Karena merasa tidak kunjung mendapatkan keadilan, sejak pekan ini Devi Athok dan keluarga korban melapor ke Komisi Nasional Hak Asasi Manusia (Komnas HAM), Badan Reserse Kriminal (Bareskrim) Mabes Polri dan Komisi III DPR.
“Kami menagih janji Presiden Jokowi untuk menuntaskan perkara tragedi Kanjuruhan. Tuntaskan kasus, seadil-adilnya,” kata Athok.
Mendapat ancaman
Devi Athok dan Cholifatul Nur mengatakan mereka kerap mendapat ancaman dan mengalami percobaan pembunuhan. Sehingga, keduanya mendapat perlindungan Lembaga Perlindungan Saksi dan Korban (LPSK) sampai kasus tragedi Kanjuruhan tuntas.
Koordinator Tim Advokasi Tragedi Kanjuruhan Imam Hidayat menjelaskan laporan ke Bareskrim Polri terkait kekerasan, penganiayaan terhadap anak dan perempuan yang menimbulkan luka berat dan meninggal dunia.

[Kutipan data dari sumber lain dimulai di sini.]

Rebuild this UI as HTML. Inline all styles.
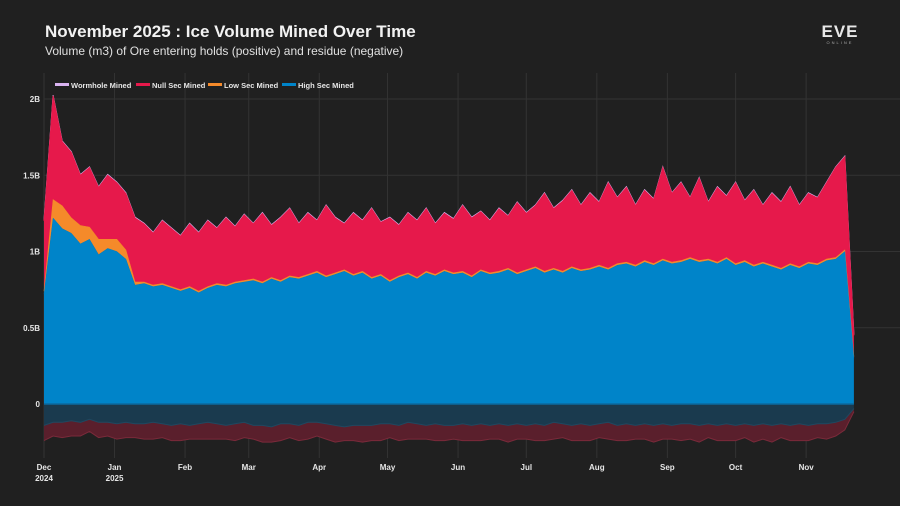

Sejumlah alat bukti, mulai surat kematian, saksi dan foto dilampirkan dalam laporan tersebut, ungkap Imam.
“Bukti jelas, menunjukkan terjadi kekerasan yang menyebabkan luka dan kematian,” kata Imam.
Sedangkan Surat Perintah Penghentian Perkara (SP3) yang dikeluarkan Polres Malang tak menghambat laporan tim tersebut. Imam meyakini penyidik di Bareskrim Mabes Polri lebih kompeten, dan punya kewenangan menangani perkara ini.
Imam juga berharap Komnas HAM melakukan investigasi ulang, yang lebih mendalam dan detail. Sehingga akan memutuskan terjadi pelanggaran HAM berat dalam tragedi Kanjuruhan tersebut.
Selanjutnya, agar dibentuk tim independen yang melibatkan Kejaksaan Agung dalam menyelidiki perkara. “Ada konflik kepentingan jika penyidikan dilakukan polisi,” kata dia.